▶ GIVEN DATA
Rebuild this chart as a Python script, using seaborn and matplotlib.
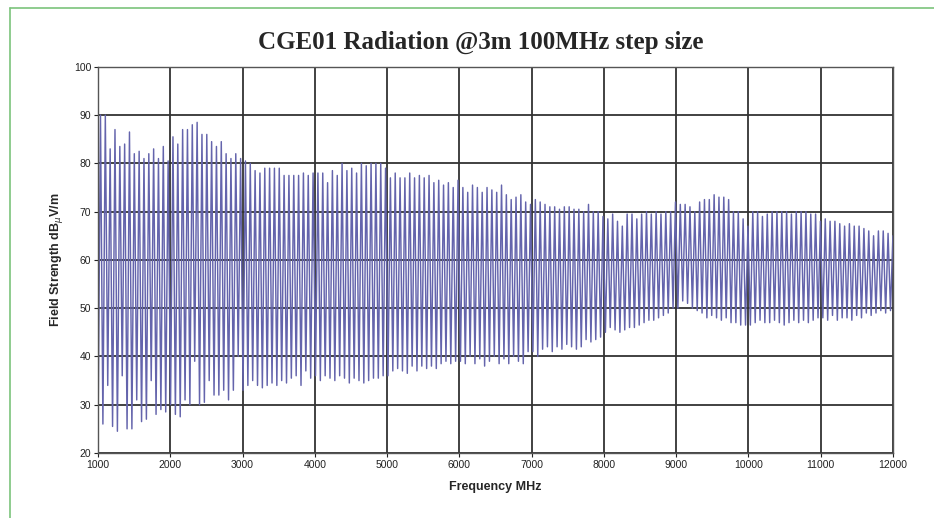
import numpy as np
import pandas as pd
import matplotlib
matplotlib.use("Agg")
import matplotlib.pyplot as plt
from matplotlib.lines import Line2D
import seaborn as sns

title = "CGE01 Radiation @3m 100MHz step size"
x_label = "Frequency MHz"
y_label = "Field Strength dB$_{\\mu}$V/m"
x_ticks = [1000, 2000, 3000, 4000, 5000, 6000, 7000, 8000, 9000, 10000, 11000, 12000]
y_ticks = [20, 30, 40, 50, 60, 70, 80, 90, 100]

# peak readings (dBuV/m), 15 per 1000 MHz band
peak_db = [
    90, 90, 83, 87, 83.5, 84, 86.5, 82, 82.5, 81, 82, 83, 81, 83.5, 80.5,
    85.5, 84, 87, 87, 88, 88.5, 86, 86, 84.5, 83.5, 84.5, 82, 81, 82, 81,
    80.5, 80, 78.5, 78, 79, 79, 79, 79, 77.5, 77.5, 77.5, 77.5, 78, 77.5, 78,
    78, 78, 76, 78.5, 77.5, 80, 78.5, 79, 78, 80, 79.5, 80, 80, 80, 79,
    77, 78, 77, 77, 78, 77, 77.5, 77, 77.5, 76, 76.5, 75.5, 76, 75, 76.5,
    75, 74, 75.5, 75, 74, 75, 74.5, 74, 75.5, 73.5, 72.5, 73, 73.5, 72, 71.5,
    72.5, 72, 71.5, 71, 71, 70.5, 71, 71, 70.5, 70.5, 70, 71.5, 70, 70, 69,
    68.5, 69.5, 68, 67, 69.5, 69.5, 68.5, 69.5, 70, 69.5, 70, 69.5, 70, 70, 72,
    71.5, 71.5, 71, 70, 72, 72.5, 72.5, 73.5, 73, 73, 72.5, 70, 70, 68.5, 67,
    70, 70, 69, 69.5, 70, 70, 70, 70, 69.5, 70, 70, 70, 69.5, 69.5, 68,
    68.5, 68, 68, 67.5, 67, 67.5, 67, 67, 66.5, 66, 65, 66, 66, 65.5, 65,
]

# trough readings (dBuV/m), 15 per 1000 MHz band
trough_db = [
    25.5, 26, 34, 25.5, 24.5, 36, 25, 25, 31, 26.5, 27, 35, 28, 29, 28.5,
    30, 28, 27.5, 31, 30, 39, 30, 30.5, 35, 32, 32, 33, 31, 33, 40,
    33, 34, 35, 34, 33.5, 34, 34.5, 34, 35, 34.5, 35.5, 36, 34, 37, 35.5,
    36, 35, 36, 35.5, 35, 36, 35.5, 34.5, 35.5, 35, 34.5, 35, 35.5, 35.5, 36,
    36, 37, 37.5, 37, 36.5, 38, 37, 38, 37.5, 38, 37.5, 38.5, 39, 38.5, 39,
    39, 38.5, 40, 38.5, 39.5, 38, 39, 40, 38.5, 39.5, 38.5, 40, 39, 38.5, 41,
    41, 40, 41.5, 42, 41, 42, 41.5, 42.5, 42, 41.5, 42, 43.5, 43, 43.5, 44,
    45, 46, 45.5, 45, 45.5, 46, 46, 46.5, 47, 47.5, 47.5, 48, 48.5, 49, 50,
    50, 51.5, 51, 50, 49.5, 49, 48, 48.5, 48, 47.5, 48, 47, 47, 46.5, 46.5,
    46.5, 47, 47.5, 47, 47, 47.5, 47, 46.5, 47, 47.5, 47, 47.5, 47, 47.5, 48,
    48, 47.5, 48.5, 47.5, 48, 48, 47.5, 48.5, 48, 49, 48.5, 49, 49.5, 49, 49.5,
]

values = []
for t, p in zip(trough_db, peak_db):
    values.append(t)
    values.append(p)
freq = np.linspace(1000, 12000, len(values))
df = pd.DataFrame({"freq": freq, "level": values})

sns.set_theme(style="white")
plt.rcParams["font.family"] = ["Liberation Sans", "DejaVu Sans"]

fig = plt.figure(figsize=(9.34, 5.18), dpi=100)
ax = fig.add_axes([0.105, 0.1255, 0.851, 0.7455])

sns.lineplot(data=df, x="freq", y="level", ax=ax, color="#6464ac",
             linewidth=1.05, estimator=None, sort=False)

ax.set_xlim(1000, 12000)
ax.set_ylim(20, 100)
ax.set_xticks(x_ticks)
ax.set_yticks(y_ticks)
ax.tick_params(axis="both", labelsize=7.5, colors="#222222", length=3,
               width=0.8, direction="out", left=True, bottom=True, pad=2)
ax.grid(True, color="#333333", linewidth=1.3)
ax.set_axisbelow(True)
for s in ax.spines.values():
    s.set_color("#555555")
    s.set_linewidth(1.0)

ax.set_xlabel(x_label, fontsize=9, fontweight="bold", labelpad=8)
ax.set_ylabel(y_label, fontsize=9, fontweight="bold", labelpad=6)

fig.text(0.515, 0.918, title, ha="center", va="center", fontsize=18,
         fontweight="bold", family=["Liberation Serif", "DejaVu Serif"])

# green frame
fig.add_artist(Line2D([10 / 934, 10 / 934], [0, 1 - 8 / 518],
                      transform=fig.transFigure, color="#7cc47c", linewidth=1.2))
fig.add_artist(Line2D([10 / 934, 1], [1 - 8 / 518, 1 - 8 / 518],
                      transform=fig.transFigure, color="#7cc47c", linewidth=1.2))

fig.savefig("out.png", dpi=100, facecolor="white")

▶ WHAT TO WORK ON
Skip the pictures and restate exactly the lines from the beginning of the listing to the line with "y_ticks = [20, 30, 40, 50, 60, 70, 80, 90, 100]", that line included.

▶ FINISHED ANSWER
Rebuild this chart as a Python script, using seaborn and matplotlib.
import numpy as np
import pandas as pd
import matplotlib
matplotlib.use("Agg")
import matplotlib.pyplot as plt
from matplotlib.lines import Line2D
import seaborn as sns

title = "CGE01 Radiation @3m 100MHz step size"
x_label = "Frequency MHz"
y_label = "Field Strength dB$_{\\mu}$V/m"
x_ticks = [1000, 2000, 3000, 4000, 5000, 6000, 7000, 8000, 9000, 10000, 11000, 12000]
y_ticks = [20, 30, 40, 50, 60, 70, 80, 90, 100]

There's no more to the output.